With the reputation of Sapa you won’t be surprised that many agencies offer treks here, so finding the right one is very overwhelming. Just a few things to consider – prices vary from agency to agency. Some will offer homestay, which actually means staying in houses with other tourists. Some treks will follow the mass tourist trail – with more vendors waiting for you on the way. So you should check exactly what the trek includes. Two agencies that are mentioned quite often are Sapa O’Chai and Sapa Sisters. Both are owned by members of minority villages, and look after the villages even when not sending tourists there. Unfortunately they are not cheap, and Sapa Sisters charges $45 extra for a real homestay. That actually put me off. The Tourist Information also deserves a mention here – after getting some information there we spoke to one of the local women from the villages, when the man from the Tourist information came out to tell us it is forbidden to use them as guide. So he spied on us, and came after us. This is such poor behaviour, and can there fore only recommend to stay away from them.

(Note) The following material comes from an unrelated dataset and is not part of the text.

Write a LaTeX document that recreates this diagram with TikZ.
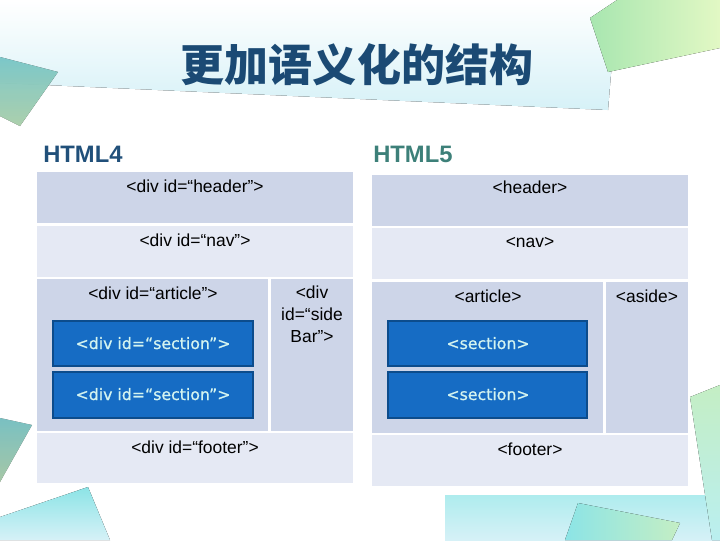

An alternative is to get one of the local women who will approach you in Sapa – offering a trek and staying with her family. This is not seen favourable by agencies, and you will hear constant warnings not to do it. My opinion to that – absolute nonsense. If you use one of the local guide you directly support the family, and the money does not disappear in the wallet of an office worker or into some fancy furniture.
I was lucky enough to do my overnight trek with a local H’Mong woman called Tom Tom. She was absolute fantastic, and she made this a great two days despite the bad weather. The price for the 2 day trek, staying in her home, 2x lunch, dinner and breakfast was only $25 pp.
Unfortunately the excitement of the trek died down quickly the next morning due to the terrible weather – heavy rain, fog and it was rather cold. Thankgfully it is possible to buy any trekking gear in Sapa (well – none of the Northface items were original), so rain caots, thicker socks etc can be bought here. You can even hire wellies if you think your normal shoes might get too wet. Price is $4 for 2 days.
We met Tom Tom to start the trek – and we were joined but three more women from the same village. After a short stop at the market, we finally left Sapa, and started to walk up the first hill. Thanks to the rain it was a bit slippery, and slightly more difficult than usual. And to make things worse, you didn’t even got a view over Sapa because of the fog.